**TASK DESCRIPTION:** Pull out the lines running from the one with "Recreate this image" to the one with "ax = fig.add_axes([0, 0, 1, 1])", inclusive, word for word. Drop any picture.

**PROVIDED ENTRIES:**
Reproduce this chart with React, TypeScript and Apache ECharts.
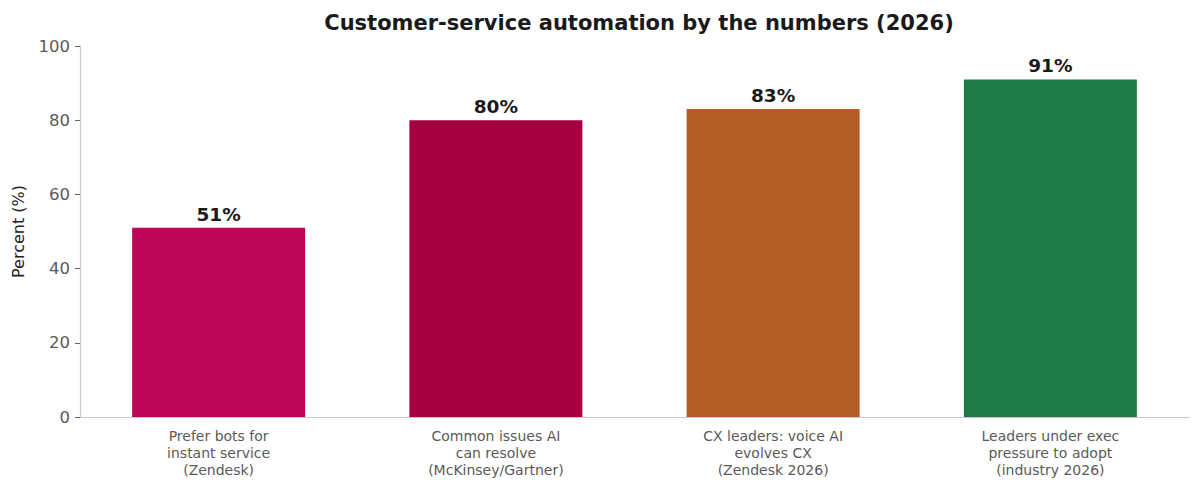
import React, { useEffect, useRef } from "react";
import * as echarts from "echarts";

const categories = [
  "Prefer bots for\ninstant service\n(Zendesk)",
  "Common issues AI\ncan resolve\n(McKinsey/Gartner)",
  "CX leaders: voice AI\nevolves CX\n(Zendesk 2026)",
  "Leaders under exec\npressure to adopt\n(industry 2026)",
];
const values = [51, 80, 83, 91];
const barColors = ["#BE0558", "#A5003F", "#B55D27", "#1F7A48"];
const yTicks = [0, 20, 40, 60, 80, 100];

const FONT = "DejaVu Sans, Verdana, sans-serif";

export default function App() {
  const ref = useRef<HTMLDivElement>(null);

  useEffect(() => {
    if (!ref.current) return;
    const chart = echarts.init(ref.current, null, { renderer: "svg" });
    chart.setOption({
      animation: false,
      backgroundColor: "#ffffff",
      title: {
        text: "Customer-service automation by the numbers (2026)",
        left: 634,
        textAlign: "center",
        top: 7,
        textStyle: { fontFamily: FONT, fontSize: 21, fontWeight: "bold", color: "#1a1a1a" },
      },
      grid: { left: 80, right: 11, top: 46, bottom: 76, containLabel: false },
      xAxis: {
        type: "category",
        data: categories,
        axisLine: { lineStyle: { color: "#c8c8c8", width: 1.2 } },
        axisTick: { alignWithLabel: true, length: 5, lineStyle: { color: "#666" } },
        axisLabel: {
          fontFamily: FONT,
          fontSize: 14,
          color: "#5a5a5a",
          lineHeight: 17,
          margin: 10,
          interval: 0,
        },
      },
      yAxis: {
        type: "value",
        min: yTicks[0],
        max: yTicks[yTicks.length - 1],
        interval: 20,
        name: "Percent (%)",
        nameLocation: "middle",
        nameGap: 54,
        nameTextStyle: { fontFamily: FONT, fontSize: 16, color: "#222" },
        axisLine: { show: true, lineStyle: { color: "#c8c8c8", width: 1.2 } },
        axisTick: { show: true, length: 5, lineStyle: { color: "#666" } },
        axisLabel: { fontFamily: FONT, fontSize: 16.5, color: "#5a5a5a", margin: 10 },
        splitLine: { show: false },
      },
      series: [
        {
          type: "bar",
          barWidth: 173,
          data: values.map((v, i) => ({ value: v, itemStyle: { color: barColors[i] } })),
          label: {
            show: true,
            position: "top",
            distance: 4,
            formatter: "{c}%",
            fontFamily: FONT,
            fontSize: 18.5,
            fontWeight: "bold",
            color: "#1a1a1a",
          },
        },
      ],
    });
    return () => chart.dispose();
  }, []);

  return <div ref={ref} style={{ width: 1200, height: 493, margin: -8 }} />;
}
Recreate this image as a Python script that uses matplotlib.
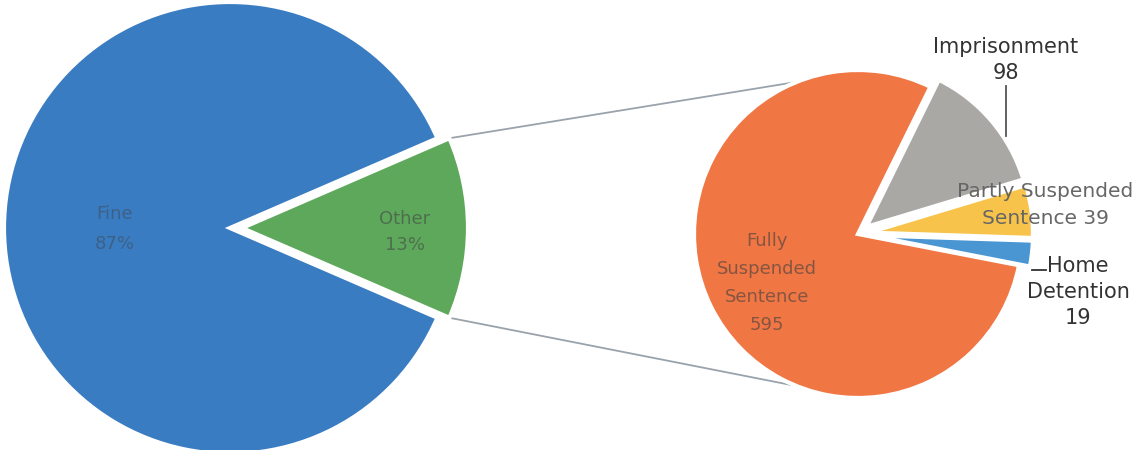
import numpy as np
import matplotlib.pyplot as plt

# main pie (percent labels as printed)
main_labels = ['Other', 'Fine']
main_pct = [13, 87]
main_colors = ['#5ea85c', '#3a7cc2']

# breakdown of "Other"
sub_labels = ['Home Detention', 'Partly Suspended Sentence', 'Imprisonment', 'Fully Suspended Sentence']
sub_counts = [19, 39, 98, 595]
sub_colors = ['#4a96d2', '#f8c34a', '#aaa8a5', '#f07644']

W, H = 1139, 450
fig = plt.figure(figsize=(W / 100, H / 100), dpi=100)
ax = fig.add_axes([0, 0, 1, 1])

# left pie (explode is in data units = px here)
c1 = (230, 222)
r1 = 226
half = main_pct[0] / sum(main_pct) * 360 / 2
off = 12
ax.pie(main_pct, colors=main_colors, startangle=-half, counterclock=True,
       center=c1, radius=r1, explode=[off, 0],
       wedgeprops=dict(edgecolor='white', linewidth=3))

# right pie
c2 = (858, 216)
r2 = 164
ax.pie(sub_counts, colors=sub_colors, startangle=-11, counterclock=True,
       center=c2, radius=r2, explode=[11, 11, 11, 0],
       wedgeprops=dict(edgecolor='white', linewidth=3))

# connector lines
for s in (1, -1):
    a = np.radians(s * half)
    x0 = c1[0] + off + r1 * np.cos(a)
    y0 = c1[1] + r1 * np.sin(a)
    b = np.radians(s * 112)
    x1 = c2[0] + r2 * np.cos(b)
    y1 = c2[1] + r2 * np.sin(b)
    ax.plot([x0, x1], [y0, y1], color='#9aa3ab', lw=1.3, zorder=0)

# labels inside slices
ax.text(115, H - 229, f"{main_labels[1]}\n{main_pct[1]}%", ha='center', va='center',
        fontsize=13, color='#404040', alpha=0.45, linespacing=1.9)
ax.text(405, H - 232, f"{main_labels[0]}\n{main_pct[0]}%", ha='center', va='center',
        fontsize=13, color='#404040', alpha=0.55, linespacing=1.6)
ax.text(767, H - 283, f"Fully\nSuspended\nSentence\n{sub_counts[3]}", ha='center', va='center',
        fontsize=13, color='#404040', alpha=0.6, linespacing=1.7)

# outside labels
ax.text(1006, H - 60, f"Imprisonment\n{sub_counts[2]}", ha='center', va='center',
        fontsize=15, color='#333333', linespacing=1.4)
ax.plot([1006, 1006], [H - 86, H - 136], color='#555555', lw=1.3)
ax.text(1045, H - 205, f"Partly Suspended\nSentence {sub_counts[1]}", ha='center', va='center',
        fontsize=14.5, color='#666666', linespacing=1.5)
ax.text(1078, H - 292, f"Home\nDetention\n{sub_counts[0]}", ha='center', va='center',
        fontsize=15, color='#333333', linespacing=1.35)
ax.plot([1032, 1046], [H - 270, H - 270], color='#333333', lw=1.3)

ax.set_xlim(0, W)
ax.set_ylim(0, H)
ax.set_aspect('auto')
ax.axis('off')
fig.savefig('out.png', dpi=100)
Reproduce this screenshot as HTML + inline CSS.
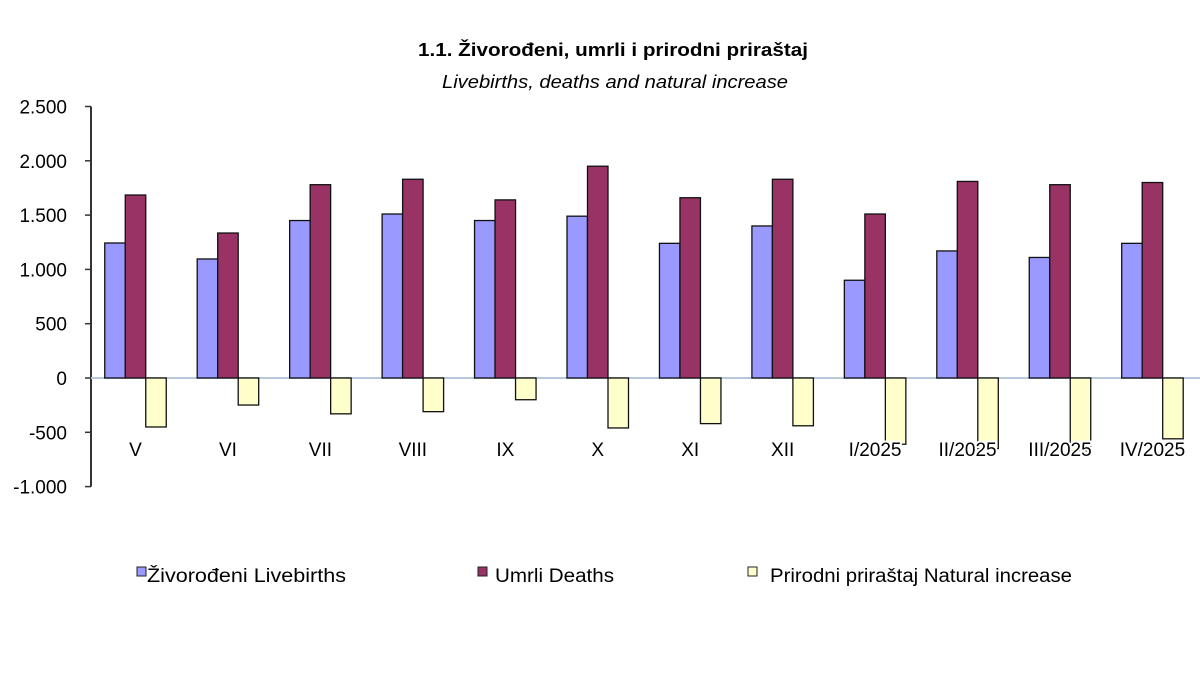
<!DOCTYPE html>
<html><head><meta charset="utf-8"><style>
body{margin:0;background:#fff;width:1200px;height:675px;overflow:hidden;font-family:"Liberation Sans",sans-serif;}
svg text{font-family:"Liberation Sans",sans-serif;}
</style></head><body>
<svg id="chart" width="1200" height="675" xmlns="http://www.w3.org/2000/svg">
<text x="418" y="56" font-size="18" font-weight="bold" textLength="390" lengthAdjust="spacingAndGlyphs">1.1. Živorođeni, umrli  i prirodni priraštaj</text>
<text x="442" y="88" font-size="18" font-style="italic" textLength="346" lengthAdjust="spacingAndGlyphs">Livebirths,  deaths and natural  increase</text>
<g id="axes"></g><g id="bars"></g><g id="xlabels"></g>
<g>
<g><rect x="137" y="567" width="9" height="9" fill="#9999ff" stroke="#222" stroke-width="1"/><text x="147" y="582" font-size="19" textLength="199" lengthAdjust="spacingAndGlyphs">Živorođeni Livebirths</text></g>
<g><rect x="478" y="567" width="9" height="9" fill="#993366" stroke="#222" stroke-width="1"/><text x="495" y="582" font-size="19" textLength="119" lengthAdjust="spacingAndGlyphs">Umrli Deaths</text></g>
<g><rect x="748" y="567" width="9" height="9" fill="#ffffcc" stroke="#222" stroke-width="1"/><text x="770" y="582" font-size="19" textLength="302" lengthAdjust="spacingAndGlyphs">Prirodni priraštaj Natural increase</text></g>
</g>
</svg>
<script>
const categories=["V","VI","VII","VIII","IX","X","XI","XII","I/2025","II/2025","III/2025","IV/2025"];
const livebirths=[1243,1096,1450,1510,1450,1490,1240,1400,900,1170,1110,1240];
const deaths=[1685,1335,1780,1830,1640,1950,1660,1830,1510,1810,1780,1800];
const naturalIncrease=[-451,-249,-330,-310,-200,-460,-420,-440,-610,-650,-670,-560];
const yTicks=[2500,2000,1500,1000,500,0,-500,-1000];
const yTickLabels=["2.500","2.000","1.500","1.000","500","0","-500","-1.000"];
const NS="http://www.w3.org/2000/svg";
const x0=91, catW=92.45, zeroY=378, pxPer=54.3/500;
const y=v=>zeroY-v*pxPer;
const cx=i=>135.5+catW*i;
function mk(tag,attrs,parent){const e=document.createElementNS(NS,tag);for(const k in attrs)e.setAttribute(k,attrs[k]);parent.appendChild(e);return e;}
const axes=document.getElementById('axes'), bars=document.getElementById('bars'), xl=document.getElementById('xlabels');
const ax=mk('line',{x1:x0,y1:y(2500),x2:x0,y2:y(-1000),stroke:'#333','stroke-width':2},axes);


yTicks.forEach((t,i)=>{
 const tk=mk('line',{x1:x0-6,y1:y(t),x2:x0,y2:y(t),stroke:'#333','stroke-width':1.5},axes);
 
 
 const lb=mk('text',{x:67,y:y(t)+7,'text-anchor':'end','font-size':19},axes);
 lb.textContent=yTickLabels[i];
 
 
});
const zl=mk('line',{x1:x0,y1:zeroY,x2:1200,y2:zeroY,stroke:'#b8c8dc','stroke-width':2},axes);


const bw=20.5;
const series=[[livebirths,'#9999ff','bar-livebirths'],[deaths,'#993366','bar-deaths'],[naturalIncrease,'#ffffcc','bar-natural-increase']];
categories.forEach((c,i)=>{
 const c0=cx(i);
 series.forEach((s,j)=>{
  const v=s[0][i];
  const bx=c0-1.5*bw+j*bw;
  const r=mk('rect',{x:bx,y:Math.min(y(v),zeroY),width:bw,height:Math.abs(y(v)-zeroY),fill:s[1],stroke:'#111','stroke-width':1.3},bars);
  
  
 });
 const t=mk('text',{x:c0,y:456,'text-anchor':'middle','font-size':19,stroke:'#fff','stroke-width':4,'paint-order':'stroke'},xl);
 t.textContent=c;
 
 
});
</script>
</body></html>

**RESPONSE TO THIS EXERCISE:**
Recreate this image as a Python script that uses matplotlib.
import numpy as np
import matplotlib.pyplot as plt

# main pie (percent labels as printed)
main_labels = ['Other', 'Fine']
main_pct = [13, 87]
main_colors = ['#5ea85c', '#3a7cc2']

# breakdown of "Other"
sub_labels = ['Home Detention', 'Partly Suspended Sentence', 'Imprisonment', 'Fully Suspended Sentence']
sub_counts = [19, 39, 98, 595]
sub_colors = ['#4a96d2', '#f8c34a', '#aaa8a5', '#f07644']

W, H = 1139, 450
fig = plt.figure(figsize=(W / 100, H / 100), dpi=100)
ax = fig.add_axes([0, 0, 1, 1])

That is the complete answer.